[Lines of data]
↓
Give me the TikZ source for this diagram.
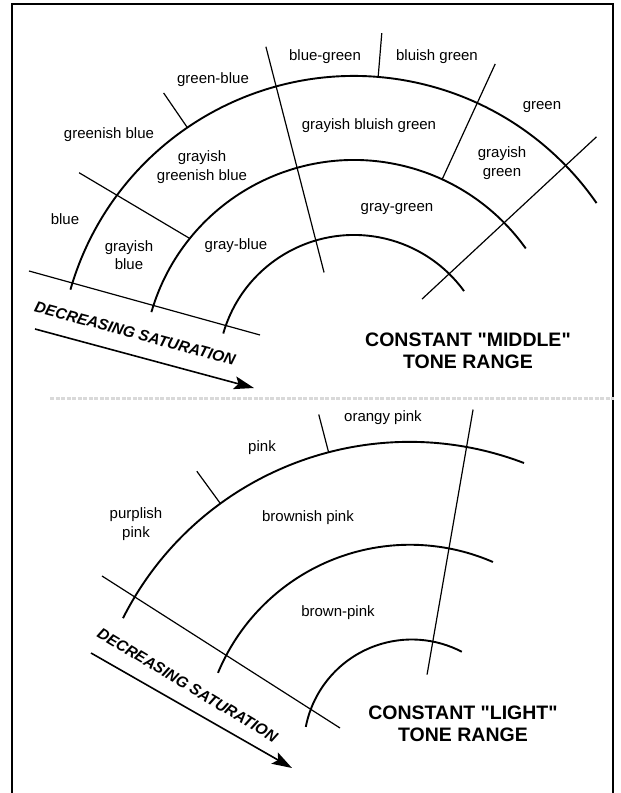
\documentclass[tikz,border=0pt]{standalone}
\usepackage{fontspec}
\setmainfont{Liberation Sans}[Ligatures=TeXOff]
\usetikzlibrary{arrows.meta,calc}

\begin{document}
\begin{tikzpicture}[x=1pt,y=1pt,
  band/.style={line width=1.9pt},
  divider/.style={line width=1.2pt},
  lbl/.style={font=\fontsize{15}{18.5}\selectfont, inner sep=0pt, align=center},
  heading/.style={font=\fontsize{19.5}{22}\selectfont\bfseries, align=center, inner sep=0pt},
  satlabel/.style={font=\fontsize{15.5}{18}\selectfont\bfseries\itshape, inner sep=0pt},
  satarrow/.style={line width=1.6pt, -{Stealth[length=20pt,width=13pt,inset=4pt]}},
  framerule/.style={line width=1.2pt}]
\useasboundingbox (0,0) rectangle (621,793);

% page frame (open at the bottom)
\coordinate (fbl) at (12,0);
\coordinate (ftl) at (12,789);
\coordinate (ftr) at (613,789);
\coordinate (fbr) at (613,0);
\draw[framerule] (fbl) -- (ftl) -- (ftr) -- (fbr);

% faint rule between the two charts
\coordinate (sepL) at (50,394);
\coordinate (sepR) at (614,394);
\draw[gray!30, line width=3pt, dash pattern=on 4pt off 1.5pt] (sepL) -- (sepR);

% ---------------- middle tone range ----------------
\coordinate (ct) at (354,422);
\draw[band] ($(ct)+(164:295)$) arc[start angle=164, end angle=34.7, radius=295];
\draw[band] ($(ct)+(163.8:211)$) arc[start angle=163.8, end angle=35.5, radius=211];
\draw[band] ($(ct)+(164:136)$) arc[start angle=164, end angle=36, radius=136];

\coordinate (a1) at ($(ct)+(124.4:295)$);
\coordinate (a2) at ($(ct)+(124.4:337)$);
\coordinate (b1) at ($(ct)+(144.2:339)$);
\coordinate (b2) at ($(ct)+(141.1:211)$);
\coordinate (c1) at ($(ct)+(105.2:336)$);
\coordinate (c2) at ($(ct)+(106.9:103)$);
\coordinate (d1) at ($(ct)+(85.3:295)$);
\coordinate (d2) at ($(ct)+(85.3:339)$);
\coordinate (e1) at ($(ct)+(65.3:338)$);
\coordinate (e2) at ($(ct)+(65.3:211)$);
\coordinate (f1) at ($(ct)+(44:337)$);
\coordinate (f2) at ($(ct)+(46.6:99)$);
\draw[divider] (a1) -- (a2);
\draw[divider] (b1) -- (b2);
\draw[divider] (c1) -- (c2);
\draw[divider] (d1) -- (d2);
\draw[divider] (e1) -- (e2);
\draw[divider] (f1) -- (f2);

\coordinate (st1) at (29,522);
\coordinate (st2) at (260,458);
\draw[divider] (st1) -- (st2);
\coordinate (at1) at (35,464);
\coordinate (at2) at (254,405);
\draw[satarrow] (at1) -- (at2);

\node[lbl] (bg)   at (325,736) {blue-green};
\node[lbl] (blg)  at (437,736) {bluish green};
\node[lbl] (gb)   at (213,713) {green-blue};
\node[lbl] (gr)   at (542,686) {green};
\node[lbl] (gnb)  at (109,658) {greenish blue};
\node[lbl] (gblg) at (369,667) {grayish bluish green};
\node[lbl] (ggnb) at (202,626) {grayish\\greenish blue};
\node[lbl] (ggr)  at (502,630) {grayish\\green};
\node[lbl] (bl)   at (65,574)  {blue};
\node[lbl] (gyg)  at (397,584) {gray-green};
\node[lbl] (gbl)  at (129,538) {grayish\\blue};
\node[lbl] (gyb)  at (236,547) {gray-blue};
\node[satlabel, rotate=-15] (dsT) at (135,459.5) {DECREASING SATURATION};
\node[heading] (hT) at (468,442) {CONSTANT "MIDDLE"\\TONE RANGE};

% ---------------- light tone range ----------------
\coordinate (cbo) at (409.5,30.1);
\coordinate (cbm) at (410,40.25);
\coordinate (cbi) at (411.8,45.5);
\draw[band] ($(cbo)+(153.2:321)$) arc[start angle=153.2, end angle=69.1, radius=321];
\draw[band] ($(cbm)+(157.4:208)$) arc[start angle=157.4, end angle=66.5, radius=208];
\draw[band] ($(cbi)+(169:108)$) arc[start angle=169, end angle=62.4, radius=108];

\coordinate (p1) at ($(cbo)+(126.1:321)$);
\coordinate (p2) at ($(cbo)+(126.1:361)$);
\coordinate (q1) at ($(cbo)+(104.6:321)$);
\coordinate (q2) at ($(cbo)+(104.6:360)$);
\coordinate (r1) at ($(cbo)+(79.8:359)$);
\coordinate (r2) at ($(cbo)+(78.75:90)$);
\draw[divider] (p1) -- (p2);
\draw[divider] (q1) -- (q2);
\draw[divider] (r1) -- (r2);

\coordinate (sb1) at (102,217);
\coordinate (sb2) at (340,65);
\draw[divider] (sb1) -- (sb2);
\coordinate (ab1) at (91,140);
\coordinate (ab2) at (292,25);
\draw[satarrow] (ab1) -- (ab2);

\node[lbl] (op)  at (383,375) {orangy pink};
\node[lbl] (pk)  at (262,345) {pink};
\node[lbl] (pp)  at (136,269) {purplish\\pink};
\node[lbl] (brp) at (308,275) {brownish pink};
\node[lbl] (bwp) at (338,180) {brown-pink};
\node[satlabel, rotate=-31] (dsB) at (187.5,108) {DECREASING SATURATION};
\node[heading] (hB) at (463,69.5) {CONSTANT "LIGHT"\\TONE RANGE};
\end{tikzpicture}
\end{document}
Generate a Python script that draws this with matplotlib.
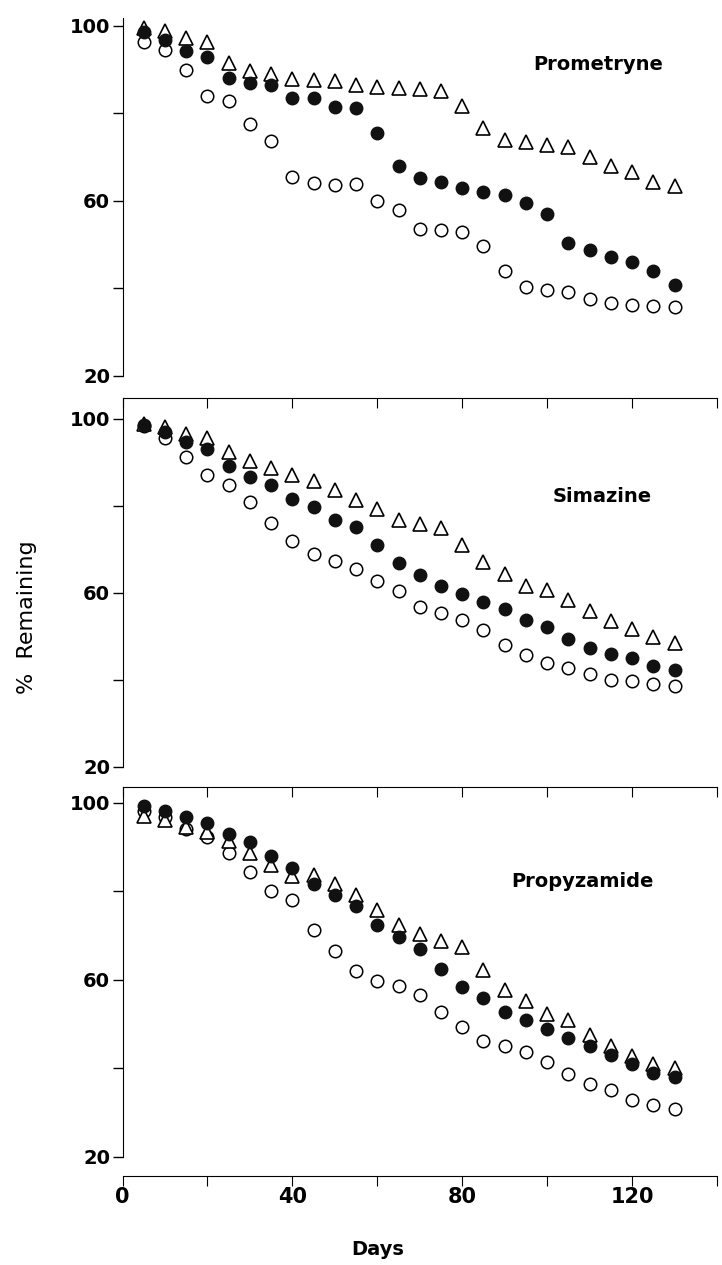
↑
- **EXERCISE TASK**: Word for word, quote the lines above. Omit the pictures.

- **REPLY**:
Give me the TikZ source for this diagram.
\documentclass[tikz,border=0pt]{standalone}
\usepackage{fontspec}
\setmainfont{Liberation Sans}[Ligatures=TeXOff]
\usetikzlibrary{arrows.meta,calc}

\begin{document}
\begin{tikzpicture}[x=1pt,y=1pt,
  band/.style={line width=1.9pt},
  divider/.style={line width=1.2pt},
  lbl/.style={font=\fontsize{15}{18.5}\selectfont, inner sep=0pt, align=center},
  heading/.style={font=\fontsize{19.5}{22}\selectfont\bfseries, align=center, inner sep=0pt},
  satlabel/.style={font=\fontsize{15.5}{18}\selectfont\bfseries\itshape, inner sep=0pt},
  satarrow/.style={line width=1.6pt, -{Stealth[length=20pt,width=13pt,inset=4pt]}},
  framerule/.style={line width=1.2pt}]
\useasboundingbox (0,0) rectangle (621,793);

% page frame (open at the bottom)
\coordinate (fbl) at (12,0);
\coordinate (ftl) at (12,789);
\coordinate (ftr) at (613,789);
\coordinate (fbr) at (613,0);
\draw[framerule] (fbl) -- (ftl) -- (ftr) -- (fbr);

% faint rule between the two charts
\coordinate (sepL) at (50,394);
\coordinate (sepR) at (614,394);
\draw[gray!30, line width=3pt, dash pattern=on 4pt off 1.5pt] (sepL) -- (sepR);

% ---------------- middle tone range ----------------
\coordinate (ct) at (354,422);
\draw[band] ($(ct)+(164:295)$) arc[start angle=164, end angle=34.7, radius=295];
\draw[band] ($(ct)+(163.8:211)$) arc[start angle=163.8, end angle=35.5, radius=211];
\draw[band] ($(ct)+(164:136)$) arc[start angle=164, end angle=36, radius=136];

\coordinate (a1) at ($(ct)+(124.4:295)$);
\coordinate (a2) at ($(ct)+(124.4:337)$);
\coordinate (b1) at ($(ct)+(144.2:339)$);
\coordinate (b2) at ($(ct)+(141.1:211)$);
\coordinate (c1) at ($(ct)+(105.2:336)$);
\coordinate (c2) at ($(ct)+(106.9:103)$);
\coordinate (d1) at ($(ct)+(85.3:295)$);
\coordinate (d2) at ($(ct)+(85.3:339)$);
\coordinate (e1) at ($(ct)+(65.3:338)$);
\coordinate (e2) at ($(ct)+(65.3:211)$);
\coordinate (f1) at ($(ct)+(44:337)$);
\coordinate (f2) at ($(ct)+(46.6:99)$);
\draw[divider] (a1) -- (a2);
\draw[divider] (b1) -- (b2);
\draw[divider] (c1) -- (c2);
\draw[divider] (d1) -- (d2);
\draw[divider] (e1) -- (e2);
\draw[divider] (f1) -- (f2);

\coordinate (st1) at (29,522);
\coordinate (st2) at (260,458);
\draw[divider] (st1) -- (st2);
\coordinate (at1) at (35,464);
\coordinate (at2) at (254,405);
\draw[satarrow] (at1) -- (at2);

\node[lbl] (bg)   at (325,736) {blue-green};
\node[lbl] (blg)  at (437,736) {bluish green};
\node[lbl] (gb)   at (213,713) {green-blue};
\node[lbl] (gr)   at (542,686) {green};
\node[lbl] (gnb)  at (109,658) {greenish blue};
\node[lbl] (gblg) at (369,667) {grayish bluish green};
\node[lbl] (ggnb) at (202,626) {grayish\\greenish blue};
\node[lbl] (ggr)  at (502,630) {grayish\\green};
\node[lbl] (bl)   at (65,574)  {blue};
\node[lbl] (gyg)  at (397,584) {gray-green};
\node[lbl] (gbl)  at (129,538) {grayish\\blue};
\node[lbl] (gyb)  at (236,547) {gray-blue};
\node[satlabel, rotate=-15] (dsT) at (135,459.5) {DECREASING SATURATION};
\node[heading] (hT) at (468,442) {CONSTANT "MIDDLE"\\TONE RANGE};

% ---------------- light tone range ----------------
\coordinate (cbo) at (409.5,30.1);
\coordinate (cbm) at (410,40.25);
\coordinate (cbi) at (411.8,45.5);
\draw[band] ($(cbo)+(153.2:321)$) arc[start angle=153.2, end angle=69.1, radius=321];
\draw[band] ($(cbm)+(157.4:208)$) arc[start angle=157.4, end angle=66.5, radius=208];
\draw[band] ($(cbi)+(169:108)$) arc[start angle=169, end angle=62.4, radius=108];

\coordinate (p1) at ($(cbo)+(126.1:321)$);
\coordinate (p2) at ($(cbo)+(126.1:361)$);
\coordinate (q1) at ($(cbo)+(104.6:321)$);
\coordinate (q2) at ($(cbo)+(104.6:360)$);
\coordinate (r1) at ($(cbo)+(79.8:359)$);
\coordinate (r2) at ($(cbo)+(78.75:90)$);
\draw[divider] (p1) -- (p2);
\draw[divider] (q1) -- (q2);
\draw[divider] (r1) -- (r2);

\coordinate (sb1) at (102,217);
\coordinate (sb2) at (340,65);
\draw[divider] (sb1) -- (sb2);
\coordinate (ab1) at (91,140);
\coordinate (ab2) at (292,25);
\draw[satarrow] (ab1) -- (ab2);

\node[lbl] (op)  at (383,375) {orangy pink};
\node[lbl] (pk)  at (262,345) {pink};
\node[lbl] (pp)  at (136,269) {purplish\\pink};
\node[lbl] (brp) at (308,275) {brownish pink};
\node[lbl] (bwp) at (338,180) {brown-pink};
\node[satlabel, rotate=-31] (dsB) at (187.5,108) {DECREASING SATURATION};
\node[heading] (hB) at (463,69.5) {CONSTANT "LIGHT"\\TONE RANGE};
\end{tikzpicture}
\end{document}
Generate a Python script that draws this with matplotlib.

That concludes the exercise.